Diversamente, la garanzia commerciale, eventuale ed ulteriore rispetto a quella legale, trae origine dall’impegno assunto dal venditore o dal produttore nei confronti del consumatore. È dunque una garanzia accessoria, di natura contrattuale, i cui contenuti e la cui durata sono discrezionalmente fissati dal venditore e deve essere redatta in lingua italiana.
Essa
si aggiunge alla garanzia legale ed
è facoltativa, ma una volta offerta diventa vincolante per chi l’ha
proposta, può essere libera nella durata, nell’oggetto e
nell’estensione territoriale e
non può in alcun modo limitare i diritti del consumatore, ma può
solo ampliarli.
Secondo
il codice del consumo, la garanzia di due anni è prevista solo in
quei contratti conclusi tra professionista e consumatore.
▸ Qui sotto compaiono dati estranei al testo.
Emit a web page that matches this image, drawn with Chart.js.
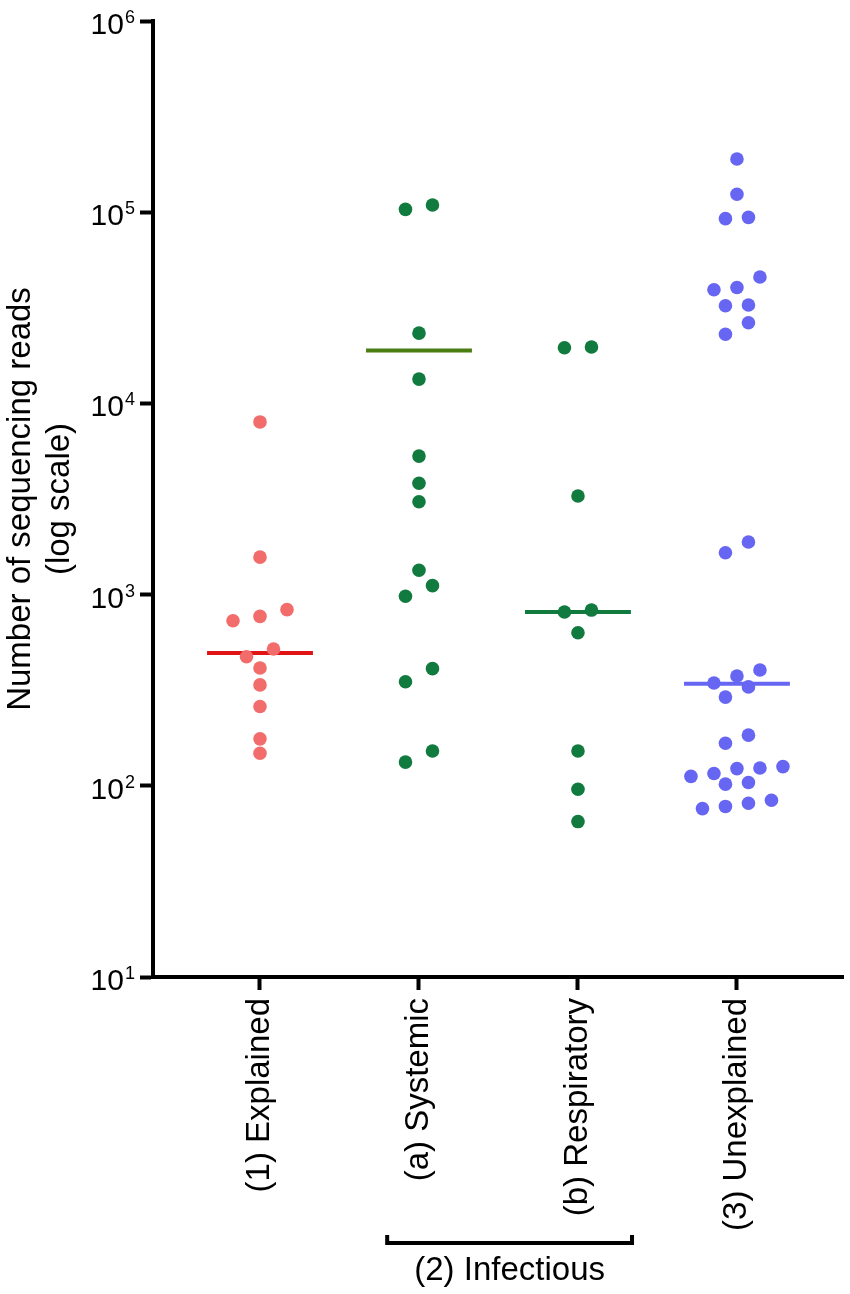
<!DOCTYPE html>
<html lang="en">
<head>
  <meta charset="UTF-8">
  <title>Sequencing reads per group</title>
  <script src="https://cdn.jsdelivr.net/npm/chart.js"></script>
  <style>
    html, body {
      margin: 0;
      padding: 0;
      background: #fff;
    }
    #chartBox {
      width: 850px;
      height: 1294px;
    }
  </style>
</head>
<body>
  <div id="chartBox"><canvas id="readsChart" width="850" height="1294"></canvas></div>

  <script>
    // Values (number of reads, log axis)
    const categories = ["(1) Explained", "(a) Systemic", "(b) Respiratory", "(3) Unexplained"];
    const explainedReads = [8000, 1570, 834, 769, 730, 519, 473, 413, 337, 260, 176, 148];
    const systemicReads = [109000, 103500, 23300, 13400, 5300, 3820, 3060, 1340, 1114, 980, 410, 350, 152, 133];
    const respiratoryReads = [19720, 19550, 3280, 830, 811, 632, 152, 96, 65];
    const unexplainedReads = [189700, 124100, 94000, 92500, 45800, 40400, 39300, 32700, 32400, 26400, 23000,
      1884, 1656, 403, 375, 345, 329, 291, 184, 167, 126, 124, 123, 116, 112, 104, 102, 84, 81, 78, 76];
    const centreLines = [495, 18900, 810, 342];
    const yTickValues = [10, 100, 1000, 10000, 100000, 1000000];
    const bracketLabel = "(2) Infectious";
    const bracketGroups = [2, 3];

    const groups = [explainedReads, systemicReads, respiratoryReads, unexplainedReads];
    const dotColors = ["#F36C6C", "#117A3E", "#117A3E", "#6666F3"];
    const lineColors = ["#E01414", "#4A7D12", "#117A3E", "#6666F3"];

    const FONT = "'Liberation Sans', Arial, Helvetica, sans-serif";
    const DOT_R = 6.8;
    const MAX_STEP = 27;     // px between neighbours in a swarm row
    const MAX_SPREAD = 92;   // px, widest a row may get

    Chart.defaults.font.family = FONT;
    Chart.defaults.color = "#000";

    // dots, then the centre lines (drawn underneath the dots)
    const datasets = [];
    groups.forEach((vals, gi) => {
      datasets.push({
        type: "scatter",
        data: vals.map(v => ({ x: gi + 1, y: v })),
        backgroundColor: dotColors[gi],
        borderWidth: 0,
        pointRadius: DOT_R,
        pointHoverRadius: DOT_R
      });
    });
    centreLines.forEach((v, gi) => {
      datasets.push({
        type: "line",
        data: [{ x: gi + 1 - 0.333, y: v }, { x: gi + 1 + 0.333, y: v }],
        borderColor: lineColors[gi],
        borderWidth: 4,
        pointRadius: 0,
        fill: false
      });
    });

    // y tick labels as 10 with a raised exponent, plus the bracket under (a) and (b)
    const extraText = {
      id: "extraText",
      afterDraw(chart) {
        const ctx = chart.ctx;
        const ys = chart.scales.y;
        const xs = chart.scales.x;
        ctx.save();
        ctx.fillStyle = "#000";
        ctx.strokeStyle = "#000";
        ctx.textBaseline = "alphabetic";
        ctx.textAlign = "right";
        const right = ys.right - 18;
        yTickValues.forEach(v => {
          const py = ys.getPixelForValue(v);
          const exp = String(Math.round(Math.log10(v)));
          ctx.font = "18px " + FONT;
          const ew = ctx.measureText(exp).width;
          ctx.fillText(exp, right, py + 2);
          ctx.font = "30px " + FONT;
          ctx.fillText("10", right - ew - 1, py + 13);
        });

        const x0 = xs.getPixelForValue(bracketGroups[0] - 0.2);
        const x1 = xs.getPixelForValue(bracketGroups[1] + 0.34);
        const by = xs.top + 266;
        ctx.lineWidth = 4;
        ctx.beginPath();
        ctx.moveTo(x0, by - 8);
        ctx.lineTo(x0, by);
        ctx.lineTo(x1, by);
        ctx.lineTo(x1, by - 8);
        ctx.stroke();
        ctx.font = "33px " + FONT;
        ctx.textAlign = "center";
        ctx.fillText(bracketLabel, (x0 + x1) / 2, xs.top + 303);
        ctx.restore();
      }
    };

    const chart = new Chart(document.getElementById("readsChart"), {
      type: "scatter",
      data: { datasets: datasets },
      options: {
        responsive: false,
        animation: false,
        events: [],
        layout: { padding: { top: 21, right: 7, left: 0, bottom: 0 } },
        plugins: {
          legend: { display: false },
          tooltip: { enabled: false }
        },
        scales: {
          x: {
            type: "linear",
            min: 0.327,
            max: 4.667,
            afterBuildTicks: s => { s.ticks = categories.map((c, i) => ({ value: i + 1 })); },
            afterFit: s => { s.height = 317; },
            grid: { drawOnChartArea: false, drawTicks: true, tickLength: 13, tickWidth: 4, tickColor: "#000" },
            border: { display: true, width: 4, color: "#000" },
            ticks: {
              autoSkip: false,
              minRotation: 90,
              maxRotation: 90,
              padding: 8,
              font: { size: 33 },
              color: "#000",
              callback: v => categories[Math.round(v) - 1]
            }
          },
          y: {
            type: "logarithmic",
            min: 10,
            max: 1000000,
            afterBuildTicks: s => { s.ticks = yTickValues.map(v => ({ value: v })); },
            afterFit: s => { s.width = 153; },
            grid: { drawOnChartArea: false, drawTicks: true, tickLength: 13, tickWidth: 4, tickColor: "#000" },
            border: { display: true, width: 4, color: "#000" },
            ticks: { display: false },
            title: {
              display: true,
              text: ["Number of sequencing reads", "(log scale)"],
              font: { size: 33 },
              color: "#000",
              padding: { top: 1, bottom: 0 }
            }
          }
        }
      },
      plugins: [extraText]
    });

    // spread dots that would overlap sideways, rows centred on the category
    function applySwarm(chart) {
      const xs = chart.scales.x;
      const ys = chart.scales.y;
      const pxPerUnit = xs.width / (xs.max - xs.min);
      groups.forEach((vals, gi) => {
        const pts = vals.map((v, i) => ({ v: v, i: i, py: ys.getPixelForValue(v) }))
          .sort((a, b) => a.py - b.py);
        const rows = [];
        pts.forEach(p => {
          const row = rows[rows.length - 1];
          if (row && p.py - row[0].py < 2 * DOT_R) row.push(p);
          else rows.push([p]);
        });
        const widest = Math.max(...rows.map(r => r.length));
        const step = widest > 1 ? Math.min(MAX_STEP, MAX_SPREAD / (widest - 1)) : MAX_STEP;
        const ds = chart.data.datasets[gi];
        rows.forEach(row => {
          row.sort((a, b) => a.v - b.v);
          row.forEach((p, k) => {
            const off = (k - (row.length - 1) / 2) * step;
            ds.data[p.i].x = gi + 1 + off / pxPerUnit;
          });
        });
      });
      chart.update("none");
    }
    applySwarm(chart);
  </script>
</body>
</html>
Per quanto
riguarda tutti gli altri casi, salvo particolari estensioni
riconosciute dal venditore (anche a pagamento), la garanzia legale è
di solo un anno.
Appare evidente quindi che nel momento in cui un soggetto chieda la fattura a seguito di un acquisto, interviene nel contratto non in quanto “consumatore” ma piuttosto come “professionista”. Di conseguenza, non applicandosi più il codice del consumo a tali acquisti con fattura, la garanzia è di un anno e non di due.
Se si vuole ottenere una garanzie di due anni sui prodotti appena comperato, è necessario dunque che il professionista s’astenga dal detrarre l’acquisto dalle tasse e non chieda la fattura. Infatti, è solo con l’emissione dello scontrino che si può presumere che il suo acquisto sia stato fatto a fini personale e in qualità di “consumatore”.